What's the attraction? First and most obvious are Zola's vocal stylings, which have grown into her own distinct technique -- owing to Elizabeth Fraser as much as Ian Curtis -- and were honed over 10 years through classical opera training. But perhaps deeper than that is Zola's masterful command of mood, atmosphere, and environment, which are woven into her dark, raw dirges. With her latest album, Taiga, Zola explored pop-star territory, but whatever she does is a welcome relief from normal. TROY FARAH
A few years ago, comedian Daniel Tosh put the DJs of the world on blast via his famed TV show Tosh.0. And true to form, the fearlessly snarky standup comic was quite merciless: "Do you know why everyone thinks they can DJ? Because everyone can," Tosh stated. "It's easy: pat your head and rub your stomach. There, you're an amazing DJ. Ninety percent of what DJs do is [pretending] to touch stuff. Stop acting like you're so busy. You're not hacking into the mainframe of the Pentagon; you're a professional iPod controller." Ouch.

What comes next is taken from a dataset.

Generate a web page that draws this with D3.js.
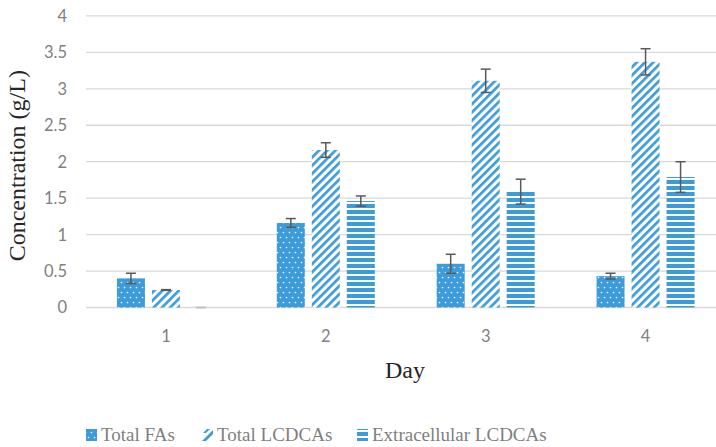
<!DOCTYPE html>
<html>
<head>
<meta charset="utf-8">
<script src="https://cdn.jsdelivr.net/npm/d3@7"></script>
<style>
  html, body { margin: 0; padding: 0; background: #ffffff; }
  svg { display: block; }
</style>
</head>
<body>
<svg id="chart" width="716" height="447"></svg>
<script>
// Days on the x axis
const days = ["1", "2", "3", "4"];
// Series names (legend order)
const seriesNames = ["Total FAs", "Total LCDCAs", "Extracellular LCDCAs"];
// Concentrations (g/L) per day
const totalFAs = [0.40, 1.16, 0.60, 0.43];
const totalLCDCAs = [0.24, 2.16, 3.11, 3.37];
const extracellularLCDCAs = [0.0, 1.46, 1.59, 1.79];
// Standard deviations per day
const totalFAsErr = [0.07, 0.06, 0.13, 0.04];
const totalLCDCAsErr = [0.005, 0.10, 0.16, 0.18];
const extracellularLCDCAsErr = [0.0, 0.07, 0.17, 0.21];
// Y axis ticks
const yTicks = [0, 0.5, 1, 1.5, 2, 2.5, 3, 3.5, 4];

const seriesValues = [totalFAs, totalLCDCAs, extracellularLCDCAs];
const seriesErrors = [totalFAsErr, totalLCDCAsErr, extracellularLCDCAsErr];
const patternIds = ["pat-dots", "pat-diag", "pat-horiz"];

const blue = "#3d9cd8";
const svg = d3.select("#chart");
const defs = svg.append("defs");

// Dotted fill
const pDots = defs.append("pattern").attr("id", "pat-dots")
  .attr("patternUnits", "userSpaceOnUse").attr("width", 6).attr("height", 10);
pDots.append("rect").attr("width", 6).attr("height", 10).attr("fill", blue);
pDots.append("circle").attr("cx", 1.5).attr("cy", 2.5).attr("r", 0.85).attr("fill", "#ffffff").attr("opacity", 0.9);
pDots.append("circle").attr("cx", 4.5).attr("cy", 7.5).attr("r", 0.85).attr("fill", "#ffffff").attr("opacity", 0.9);

// Wide upward diagonal fill
const pDiag = defs.append("pattern").attr("id", "pat-diag")
  .attr("patternUnits", "userSpaceOnUse").attr("width", 5.8).attr("height", 5.8)
  .attr("patternTransform", "rotate(45)");
pDiag.append("rect").attr("width", 5.8).attr("height", 5.8).attr("fill", "#ffffff");
pDiag.append("rect").attr("width", 2.7).attr("height", 5.8).attr("fill", blue);

// Horizontal line fill
const pHoriz = defs.append("pattern").attr("id", "pat-horiz")
  .attr("patternUnits", "userSpaceOnUse").attr("width", 6).attr("height", 6);
pHoriz.append("rect").attr("width", 6).attr("height", 6).attr("fill", "#ffffff");
pHoriz.append("rect").attr("y", 0).attr("width", 6).attr("height", 4).attr("fill", blue);

// Scales
const x = d3.scaleBand().domain(days).range([86, 725.5])
  .paddingInner(0.387).paddingOuter(0.1935);
const xs = d3.scaleBand().domain(d3.range(seriesNames.length)).range([0, x.bandwidth()])
  .paddingInner(0.2).paddingOuter(0);
const y = d3.scaleLinear().domain([0, 4]).range([307.5, 15.9]);

// Gridlines
svg.append("g").selectAll("line").data(yTicks).join("line")
  .attr("x1", 86).attr("x2", 716)
  .attr("y1", d => y(d)).attr("y2", d => y(d))
  .attr("stroke", "#d9d9d9").attr("stroke-width", 1.3);

// Y tick labels
svg.append("g").selectAll("text").data(yTicks).join("text")
  .attr("x", 67).attr("y", d => y(d))
  .attr("dy", "0.36em")
  .attr("text-anchor", "end")
  .attr("font-family", "Lato, 'Open Sans', sans-serif")
  .attr("font-size", 16.5)
  .attr("fill", "#808080")
  .text(d => d);

// X tick labels
svg.append("g").selectAll("text").data(days).join("text")
  .attr("x", d => x(d) + x.bandwidth() / 2)
  .attr("y", 342)
  .attr("text-anchor", "middle")
  .attr("font-family", "Lato, 'Open Sans', sans-serif")
  .attr("font-size", 16.5)
  .attr("fill", "#808080")
  .text(d => d);

// Bars
seriesValues.forEach((vals, si) => {
  svg.append("g").selectAll("rect").data(vals).join("rect")
    .attr("x", (d, i) => x(days[i]) + xs(si))
    .attr("y", d => y(d))
    .attr("width", xs.bandwidth())
    .attr("height", d => y(0) - y(d))
    .attr("fill", `url(#${patternIds[si]})`);
});

// Error bars
seriesValues.forEach((vals, si) => {
  const g = svg.append("g").attr("stroke", "#595959").attr("stroke-width", 1.5).attr("fill", "none");
  vals.forEach((v, i) => {
    const e = seriesErrors[si][i];
    const cx = x(days[i]) + xs(si) + xs.bandwidth() / 2;
    const hi = y(v + e), lo = y(Math.max(0, v - e));
    const col = v === 0 && e === 0 ? "#bfbfbf" : null;
    g.append("line").attr("x1", cx).attr("x2", cx).attr("y1", hi).attr("y2", lo).attr("stroke", col);
    g.append("line").attr("x1", cx - 5).attr("x2", cx + 5).attr("y1", hi).attr("y2", hi).attr("stroke", col);
    g.append("line").attr("x1", cx - 5).attr("x2", cx + 5).attr("y1", lo).attr("y2", lo).attr("stroke", col);
  });
});

// Axis titles
svg.append("text")
  .attr("transform", `translate(25,${(y(0) + y(4)) / 2 + 4}) rotate(-90)`)
  .attr("text-anchor", "middle")
  .attr("font-family", "'Liberation Serif', serif")
  .attr("font-size", 24)
  .attr("fill", "#262626")
  .text("Concentration (g/L)");

svg.append("text")
  .attr("x", 405).attr("y", 378)
  .attr("text-anchor", "middle")
  .attr("font-family", "'Liberation Serif', serif")
  .attr("font-size", 24)
  .attr("fill", "#262626")
  .text("Day");

// Legend
const legendX = [86, 202, 357];
const leg = svg.append("g");
seriesNames.forEach((name, si) => {
  const lx = legendX[si];
  if (si === 1) {
    // slanted stroke swatch
    leg.append("path")
      .attr("d", `M${lx},${441} L${lx + 4},${441} L${lx + 11},${434} L${lx + 11},${430} Z`)
      .attr("fill", blue);
    leg.append("path")
      .attr("d", `M${lx + 4},${433} L${lx + 8},${429} L${lx + 5},${429} L${lx + 1},${433} Z`)
      .attr("fill", blue);
  } else {
    leg.append("rect")
      .attr("x", lx).attr("y", 429).attr("width", 11).attr("height", 12)
      .attr("fill", `url(#${patternIds[si]})`);
  }
  leg.append("text")
    .attr("x", lx + 15).attr("y", 441)
    .attr("font-family", "'Liberation Serif', serif")
    .attr("font-size", 19)
    .attr("fill", "#7f7f7f")
    .text(name);
});
</script>
</body>
</html>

With all that said, however, its readily apparent that Tosh has never seen the legendary DJ Craze perform one of his signature sets, since the comedian would likely take back a few of his aforementioned barbs. The world-renowned turntablist is nothing like your ordinary club jock or button-pusher, as his gigs are filled with a flurry of activity on the ones and twos. Not only can the Miami-born selector serve up records, he can also cut, scratch, spin, and manipulate the decks to create a symphony of hip-hop, breaks, bass, and trap sounds. Its little wonder, then, that he claimed the DMC World Championships three times in the late '90s and is considered to be one of the best in the DJ biz. BENJAMIN LEATHERMAN
This show is the album release for both Smoke Bombs and No Volcano, two bands whose members have decades of experience in Phoenix music. No Volcano's members include Jim Andreas and Christopher Kennedy, who once had a major label deal with their group Trunk Federation, and Smoke Bombs members used to play in Asses of Evil and Junior Achievement. Two other bands on the bill, Scorpion vs. Tarantula and Father Figures, have also spent years cutting their teeth in Phoenix venues. All in all, this concert represents some of the most distinguished punk rock the city has to offer, and if there is such a thing as a Phoenix punk sound, you'll hear it at the Pressroom. DAVID ACCOMAZZO
After releasing their first two EPs, Live Forever and Go Demon or Go Home with Tempe-based cassette tape label Rubber Brother Records, Phoenix garage punks Wolvves are finally dropping their first full-length album, Whatever, on Tucson-based Diet Pop Records. The new record has a completely different sound from Wolvves' first two offerings. It is vastly more mature than Live Forever, and while inklings of the new sound are present on Go Demon or Go Home. With this new record, the band leans as far away from punk as possible, while still fitting into the genre, and more toward garage rock.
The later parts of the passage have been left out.